Write the data out again, character for character, with no images.

--- START OF Input rows ---

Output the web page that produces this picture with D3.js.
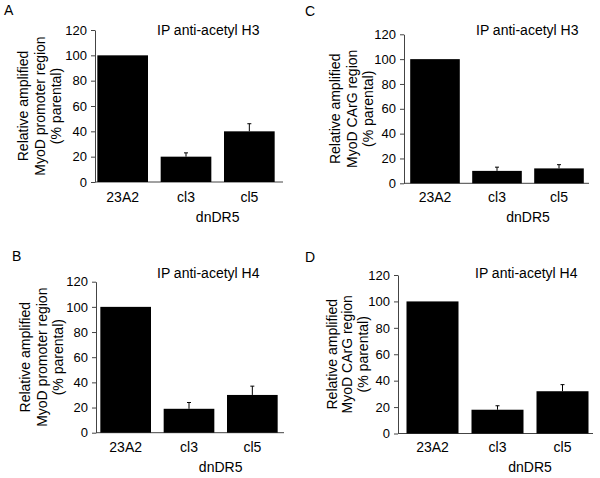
<!DOCTYPE html>
<html>
<head>
<meta charset="utf-8">
<script src="https://cdn.jsdelivr.net/npm/d3@7"></script>
<style>
  html, body { margin: 0; padding: 0; background: #fff; }
  svg { display: block; font-family: "Liberation Sans", Arial, sans-serif; }
</style>
</head>
<body>
<svg id="chart" width="600" height="478"></svg>
<script>
// ---- data ----
const categories = ["23A2", "cl3", "cl5"];
const yTicks = [0, 20, 40, 60, 80, 100, 120];
const groupLabel = "dnDR5";

const panelLetters = ["A", "B", "C", "D"];
const panelTitles = ["IP anti-acetyl H3", "IP anti-acetyl H4", "IP anti-acetyl H3", "IP anti-acetyl H4"];
const yLabelsPromoter = ["Relative amplified", "MyoD promoter region", "(% parental)"];
const yLabelsCArG = ["Relative amplified", "MyoD CArG region", "(% parental)"];

const valuesA = [100, 20, 40];
const errorsA = [0, 3, 6];
const valuesB = [100, 19, 30];
const errorsB = [0, 5, 7];
const valuesC = [100, 10, 12];
const errorsC = [0, 3, 3];
const valuesD = [100, 18, 32];
const errorsD = [0, 3, 5];

// ---- layout (positions only) ----
const layouts = [
  { letter: [4, 15],   y0: 182,   y1: 30,   axisX: 95,  axisEnd: 283, band: [91, 281],  title: [157, 35],  yl: [28, 45, 61],    catY: 202, grpY: 222 },
  { letter: [12, 261], y0: 432.7, y1: 281.7, axisX: 96, axisEnd: 284, band: [94, 284],  title: [157, 278], yl: [30, 47, 63],    catY: 452, grpY: 472 },
  { letter: [305, 16], y0: 183.3, y1: 34.3, axisX: 404, axisEnd: 589, band: [404, 590], title: [476, 35],  yl: [340, 357, 373], catY: 202, grpY: 222 },
  { letter: [305, 262], y0: 433.5, y1: 275, axisX: 398, axisEnd: 593, band: [400, 595], title: [475, 278], yl: [337, 352, 368], catY: 452, grpY: 472 }
];

const panels = [
  { values: valuesA, errors: errorsA, ylab: yLabelsPromoter },
  { values: valuesB, errors: errorsB, ylab: yLabelsPromoter },
  { values: valuesC, errors: errorsC, ylab: yLabelsCArG },
  { values: valuesD, errors: errorsD, ylab: yLabelsCArG }
];

const svg = d3.select("#chart");
const axisColor = "#444";

panels.forEach((p, i) => {
  const L = layouts[i];
  const g = svg.append("g");

  const x = d3.scaleBand().domain(categories).range(L.band).paddingInner(0.2).paddingOuter(0.1);
  const y = d3.scaleLinear().domain([0, 120]).range([L.y0, L.y1]);

  // panel letter
  g.append("text").attr("x", L.letter[0]).attr("y", L.letter[1])
    .attr("font-size", 14).attr("fill", "#000").text(panelLetters[i]);

  // title
  g.append("text").attr("x", L.title[0]).attr("y", L.title[1])
    .attr("font-size", 14).attr("fill", "#000").text(panelTitles[i]);

  // y axis
  const ax = g.append("g").attr("transform", `translate(${L.axisX},0)`)
    .call(d3.axisLeft(y).tickValues(yTicks).tickSize(4).tickSizeOuter(0).tickPadding(4));
  ax.selectAll("path, line").attr("stroke", axisColor);
  ax.selectAll("text").attr("font-size", 13).attr("fill", "#000")
    .attr("font-family", '"Liberation Sans", Arial, sans-serif');

  // x axis line
  g.append("line").attr("x1", L.axisX).attr("x2", L.axisEnd)
    .attr("y1", y(0)).attr("y2", y(0)).attr("stroke", axisColor);

  // bars
  g.selectAll("rect.bar").data(categories).enter().append("rect")
    .attr("x", d => x(d)).attr("width", x.bandwidth())
    .attr("y", (d, j) => y(p.values[j]))
    .attr("height", (d, j) => y(0) - y(p.values[j]))
    .attr("fill", "#000");

  // error bars (upper half)
  categories.forEach((c, j) => {
    if (!p.errors[j]) return;
    const cx = x(c) + x.bandwidth() / 2;
    g.append("line").attr("x1", cx).attr("x2", cx)
      .attr("y1", y(p.values[j])).attr("y2", y(p.values[j] + p.errors[j]))
      .attr("stroke", "#000").attr("stroke-width", 1);
    g.append("line").attr("x1", cx - 2).attr("x2", cx + 2)
      .attr("y1", y(p.values[j] + p.errors[j])).attr("y2", y(p.values[j] + p.errors[j]))
      .attr("stroke", "#000").attr("stroke-width", 1);
  });

  // category labels
  g.selectAll("text.cat").data(categories).enter().append("text")
    .attr("x", d => x(d) + x.bandwidth() / 2).attr("y", L.catY)
    .attr("text-anchor", "middle").attr("font-size", 14).attr("fill", "#000")
    .text(d => d);

  // group label
  const gx = (x("cl3") + x("cl5")) / 2 + x.bandwidth() / 2;
  g.append("text").attr("x", gx).attr("y", L.grpY)
    .attr("text-anchor", "middle").attr("font-size", 14).attr("fill", "#000")
    .text(groupLabel);

  // y label (three rotated lines)
  const cy = (L.y0 + L.y1) / 2;
  p.ylab.forEach((t, k) => {
    g.append("text").attr("transform", `translate(${L.yl[k]},${cy}) rotate(-90)`)
      .attr("text-anchor", "middle").attr("font-size", 14).attr("fill", "#000")
      .text(t);
  });
});
</script>
</body>
</html>
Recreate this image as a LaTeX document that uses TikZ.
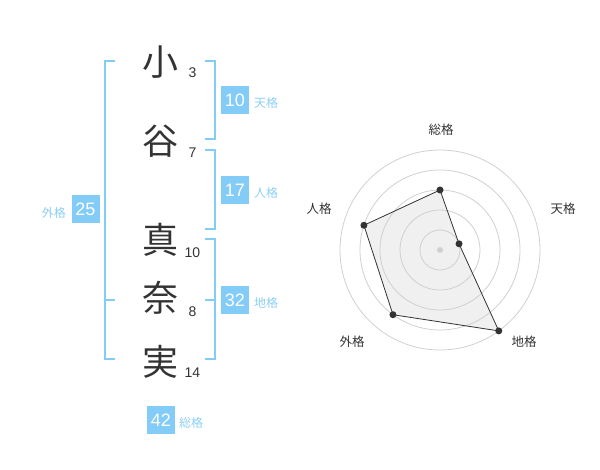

--- END OF Input rows ---

§ Response to this exercise
Output the web page that produces this picture with D3.js.
<!DOCTYPE html>
<html>
<head>
<meta charset="utf-8">
<script src="https://cdn.jsdelivr.net/npm/d3@7"></script>
<style>
  html, body { margin: 0; padding: 0; background: #fff; }
  svg { display: block; font-family: "Liberation Sans", Arial, sans-serif; }
</style>
</head>
<body>
<svg id="chart" width="600" height="478"></svg>
<script>
// ---- data ----
const categories = ["23A2", "cl3", "cl5"];
const yTicks = [0, 20, 40, 60, 80, 100, 120];
const groupLabel = "dnDR5";

const panelLetters = ["A", "B", "C", "D"];
const panelTitles = ["IP anti-acetyl H3", "IP anti-acetyl H4", "IP anti-acetyl H3", "IP anti-acetyl H4"];
const yLabelsPromoter = ["Relative amplified", "MyoD promoter region", "(% parental)"];
const yLabelsCArG = ["Relative amplified", "MyoD CArG region", "(% parental)"];

const valuesA = [100, 20, 40];
const errorsA = [0, 3, 6];
const valuesB = [100, 19, 30];
const errorsB = [0, 5, 7];
const valuesC = [100, 10, 12];
const errorsC = [0, 3, 3];
const valuesD = [100, 18, 32];
const errorsD = [0, 3, 5];

// ---- layout (positions only) ----
const layouts = [
  { letter: [4, 15],   y0: 182,   y1: 30,   axisX: 95,  axisEnd: 283, band: [91, 281],  title: [157, 35],  yl: [28, 45, 61],    catY: 202, grpY: 222 },
  { letter: [12, 261], y0: 432.7, y1: 281.7, axisX: 96, axisEnd: 284, band: [94, 284],  title: [157, 278], yl: [30, 47, 63],    catY: 452, grpY: 472 },
  { letter: [305, 16], y0: 183.3, y1: 34.3, axisX: 404, axisEnd: 589, band: [404, 590], title: [476, 35],  yl: [340, 357, 373], catY: 202, grpY: 222 },
  { letter: [305, 262], y0: 433.5, y1: 275, axisX: 398, axisEnd: 593, band: [400, 595], title: [475, 278], yl: [337, 352, 368], catY: 452, grpY: 472 }
];

const panels = [
  { values: valuesA, errors: errorsA, ylab: yLabelsPromoter },
  { values: valuesB, errors: errorsB, ylab: yLabelsPromoter },
  { values: valuesC, errors: errorsC, ylab: yLabelsCArG },
  { values: valuesD, errors: errorsD, ylab: yLabelsCArG }
];

const svg = d3.select("#chart");
const axisColor = "#444";

panels.forEach((p, i) => {
  const L = layouts[i];
  const g = svg.append("g");

  const x = d3.scaleBand().domain(categories).range(L.band).paddingInner(0.2).paddingOuter(0.1);
  const y = d3.scaleLinear().domain([0, 120]).range([L.y0, L.y1]);

  // panel letter
  g.append("text").attr("x", L.letter[0]).attr("y", L.letter[1])
    .attr("font-size", 14).attr("fill", "#000").text(panelLetters[i]);

  // title
  g.append("text").attr("x", L.title[0]).attr("y", L.title[1])
    .attr("font-size", 14).attr("fill", "#000").text(panelTitles[i]);

  // y axis
  const ax = g.append("g").attr("transform", `translate(${L.axisX},0)`)
    .call(d3.axisLeft(y).tickValues(yTicks).tickSize(4).tickSizeOuter(0).tickPadding(4));
  ax.selectAll("path, line").attr("stroke", axisColor);
  ax.selectAll("text").attr("font-size", 13).attr("fill", "#000")
    .attr("font-family", '"Liberation Sans", Arial, sans-serif');

  // x axis line
  g.append("line").attr("x1", L.axisX).attr("x2", L.axisEnd)
    .attr("y1", y(0)).attr("y2", y(0)).attr("stroke", axisColor);

  // bars
  g.selectAll("rect.bar").data(categories).enter().append("rect")
    .attr("x", d => x(d)).attr("width", x.bandwidth())
    .attr("y", (d, j) => y(p.values[j]))
    .attr("height", (d, j) => y(0) - y(p.values[j]))
    .attr("fill", "#000");

  // error bars (upper half)
  categories.forEach((c, j) => {
    if (!p.errors[j]) return;
    const cx = x(c) + x.bandwidth() / 2;
    g.append("line").attr("x1", cx).attr("x2", cx)
      .attr("y1", y(p.values[j])).attr("y2", y(p.values[j] + p.errors[j]))
      .attr("stroke", "#000").attr("stroke-width", 1);
    g.append("line").attr("x1", cx - 2).attr("x2", cx + 2)
      .attr("y1", y(p.values[j] + p.errors[j])).attr("y2", y(p.values[j] + p.errors[j]))
      .attr("stroke", "#000").attr("stroke-width", 1);
  });

  // category labels
  g.selectAll("text.cat").data(categories).enter().append("text")
    .attr("x", d => x(d) + x.bandwidth() / 2).attr("y", L.catY)
    .attr("text-anchor", "middle").attr("font-size", 14).attr("fill", "#000")
    .text(d => d);

  // group label
  const gx = (x("cl3") + x("cl5")) / 2 + x.bandwidth() / 2;
  g.append("text").attr("x", gx).attr("y", L.grpY)
    .attr("text-anchor", "middle").attr("font-size", 14).attr("fill", "#000")
    .text(groupLabel);

  // y label (three rotated lines)
  const cy = (L.y0 + L.y1) / 2;
  p.ylab.forEach((t, k) => {
    g.append("text").attr("transform", `translate(${L.yl[k]},${cy}) rotate(-90)`)
      .attr("text-anchor", "middle").attr("font-size", 14).attr("fill", "#000")
      .text(t);
  });
});
</script>
</body>
</html>
Recreate this image as a LaTeX document that uses TikZ.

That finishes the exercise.